Provided information —
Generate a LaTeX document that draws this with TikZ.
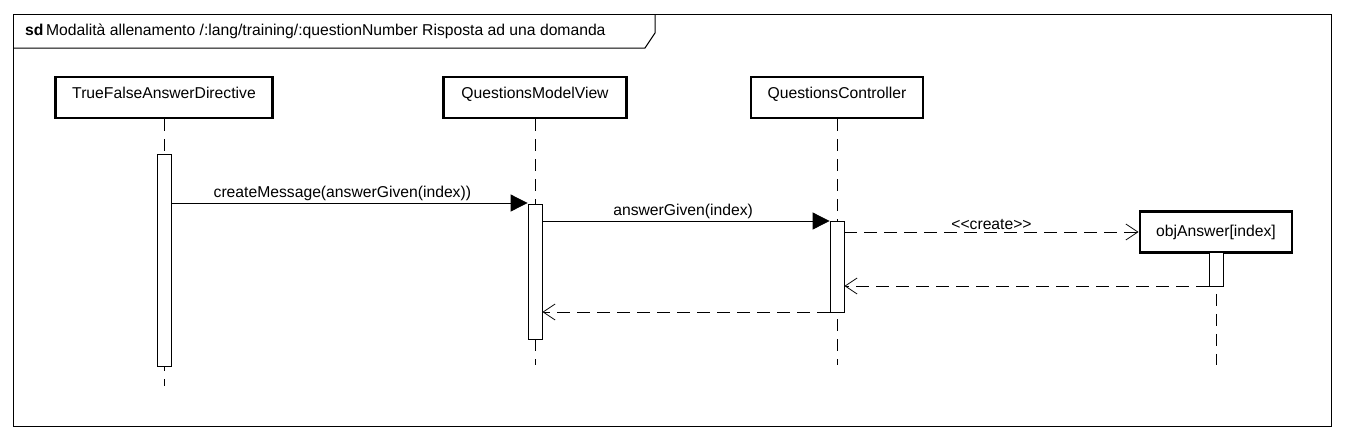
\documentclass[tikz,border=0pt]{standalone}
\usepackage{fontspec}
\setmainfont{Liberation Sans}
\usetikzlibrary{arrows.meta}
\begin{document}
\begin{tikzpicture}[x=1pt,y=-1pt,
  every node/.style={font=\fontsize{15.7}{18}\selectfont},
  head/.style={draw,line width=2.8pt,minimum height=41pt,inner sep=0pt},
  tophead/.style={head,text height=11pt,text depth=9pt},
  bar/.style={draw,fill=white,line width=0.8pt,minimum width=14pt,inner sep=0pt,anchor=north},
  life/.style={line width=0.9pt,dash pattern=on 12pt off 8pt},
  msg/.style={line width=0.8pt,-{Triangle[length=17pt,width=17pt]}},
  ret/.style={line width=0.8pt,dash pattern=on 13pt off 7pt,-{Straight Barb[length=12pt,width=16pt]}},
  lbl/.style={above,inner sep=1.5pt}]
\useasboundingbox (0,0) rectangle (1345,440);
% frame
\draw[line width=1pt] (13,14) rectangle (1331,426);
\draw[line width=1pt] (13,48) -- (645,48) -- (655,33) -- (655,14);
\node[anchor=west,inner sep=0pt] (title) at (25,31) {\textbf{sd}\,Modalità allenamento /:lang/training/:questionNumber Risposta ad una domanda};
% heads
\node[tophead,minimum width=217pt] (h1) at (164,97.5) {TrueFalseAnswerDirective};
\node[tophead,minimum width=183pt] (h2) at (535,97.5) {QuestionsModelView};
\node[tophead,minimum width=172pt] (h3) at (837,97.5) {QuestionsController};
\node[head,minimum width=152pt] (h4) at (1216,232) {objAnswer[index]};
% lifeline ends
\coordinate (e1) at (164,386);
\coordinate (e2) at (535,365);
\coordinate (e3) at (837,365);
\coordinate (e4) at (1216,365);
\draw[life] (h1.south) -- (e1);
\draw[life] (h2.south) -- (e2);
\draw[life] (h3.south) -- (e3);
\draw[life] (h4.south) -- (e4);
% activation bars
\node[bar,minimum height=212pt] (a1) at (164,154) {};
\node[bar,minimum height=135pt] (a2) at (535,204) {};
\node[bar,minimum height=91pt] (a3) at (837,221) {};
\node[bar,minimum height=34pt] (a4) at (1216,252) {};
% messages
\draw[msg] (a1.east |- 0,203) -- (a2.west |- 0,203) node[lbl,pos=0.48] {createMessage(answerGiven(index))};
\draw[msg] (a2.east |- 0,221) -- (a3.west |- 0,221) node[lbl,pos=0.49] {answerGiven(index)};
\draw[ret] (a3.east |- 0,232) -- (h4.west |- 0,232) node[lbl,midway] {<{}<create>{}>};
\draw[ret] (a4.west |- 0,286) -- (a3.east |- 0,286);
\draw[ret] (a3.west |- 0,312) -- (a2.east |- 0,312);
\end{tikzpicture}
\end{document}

==

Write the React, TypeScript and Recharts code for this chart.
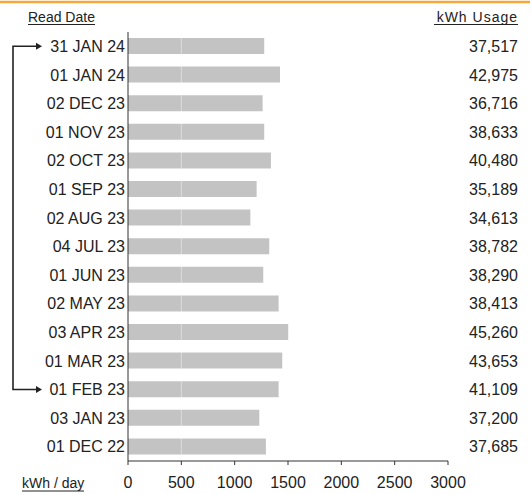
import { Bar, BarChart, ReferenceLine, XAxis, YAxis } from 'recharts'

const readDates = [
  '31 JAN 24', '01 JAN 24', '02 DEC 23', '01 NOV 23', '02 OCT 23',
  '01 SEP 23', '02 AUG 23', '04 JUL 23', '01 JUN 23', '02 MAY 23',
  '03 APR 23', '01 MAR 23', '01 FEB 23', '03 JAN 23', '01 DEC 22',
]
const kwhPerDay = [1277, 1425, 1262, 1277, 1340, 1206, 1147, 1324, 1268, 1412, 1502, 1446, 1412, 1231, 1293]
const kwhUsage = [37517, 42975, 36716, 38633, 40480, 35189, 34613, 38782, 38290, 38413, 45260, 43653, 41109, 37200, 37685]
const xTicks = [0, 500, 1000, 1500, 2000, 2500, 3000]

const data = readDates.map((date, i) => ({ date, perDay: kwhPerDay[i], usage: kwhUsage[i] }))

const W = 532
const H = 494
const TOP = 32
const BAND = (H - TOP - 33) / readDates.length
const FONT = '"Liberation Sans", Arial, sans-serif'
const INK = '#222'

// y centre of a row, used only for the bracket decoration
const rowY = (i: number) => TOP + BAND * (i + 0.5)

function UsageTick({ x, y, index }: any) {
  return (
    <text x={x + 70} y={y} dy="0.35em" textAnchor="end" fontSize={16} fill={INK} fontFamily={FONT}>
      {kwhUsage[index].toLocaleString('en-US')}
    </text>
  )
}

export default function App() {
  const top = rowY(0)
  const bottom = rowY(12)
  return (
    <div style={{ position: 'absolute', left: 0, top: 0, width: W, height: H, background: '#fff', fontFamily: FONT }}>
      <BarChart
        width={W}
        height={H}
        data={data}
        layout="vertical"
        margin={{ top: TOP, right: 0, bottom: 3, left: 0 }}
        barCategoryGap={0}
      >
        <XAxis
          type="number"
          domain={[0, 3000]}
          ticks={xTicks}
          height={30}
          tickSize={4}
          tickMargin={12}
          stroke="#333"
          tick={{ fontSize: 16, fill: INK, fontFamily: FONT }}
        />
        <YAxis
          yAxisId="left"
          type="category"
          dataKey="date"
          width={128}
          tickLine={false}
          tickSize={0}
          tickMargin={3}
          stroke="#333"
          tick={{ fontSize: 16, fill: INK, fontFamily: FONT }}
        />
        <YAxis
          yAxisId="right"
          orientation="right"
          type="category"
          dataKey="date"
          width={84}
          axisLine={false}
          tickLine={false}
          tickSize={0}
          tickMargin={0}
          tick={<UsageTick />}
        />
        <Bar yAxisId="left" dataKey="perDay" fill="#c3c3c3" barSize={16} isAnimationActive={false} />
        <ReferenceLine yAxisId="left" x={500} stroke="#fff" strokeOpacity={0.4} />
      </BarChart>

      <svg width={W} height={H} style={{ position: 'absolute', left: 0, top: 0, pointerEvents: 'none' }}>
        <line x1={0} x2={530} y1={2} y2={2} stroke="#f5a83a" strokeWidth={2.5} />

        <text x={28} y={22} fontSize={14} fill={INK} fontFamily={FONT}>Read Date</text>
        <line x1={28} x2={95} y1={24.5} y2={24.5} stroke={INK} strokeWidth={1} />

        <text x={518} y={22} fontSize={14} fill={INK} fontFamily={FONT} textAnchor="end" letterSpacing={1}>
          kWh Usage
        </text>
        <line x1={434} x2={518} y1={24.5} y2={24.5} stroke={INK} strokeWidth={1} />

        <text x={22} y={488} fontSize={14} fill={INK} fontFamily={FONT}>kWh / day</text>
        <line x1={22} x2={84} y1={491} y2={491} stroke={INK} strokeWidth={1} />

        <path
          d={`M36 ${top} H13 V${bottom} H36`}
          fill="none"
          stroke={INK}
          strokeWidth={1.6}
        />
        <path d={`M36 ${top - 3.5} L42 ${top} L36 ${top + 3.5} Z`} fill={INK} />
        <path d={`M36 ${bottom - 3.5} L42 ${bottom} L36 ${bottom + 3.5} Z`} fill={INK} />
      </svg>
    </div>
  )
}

Task description — Of the lines above, how many hold the word "this"? Say the number alone.

Worked solution — 2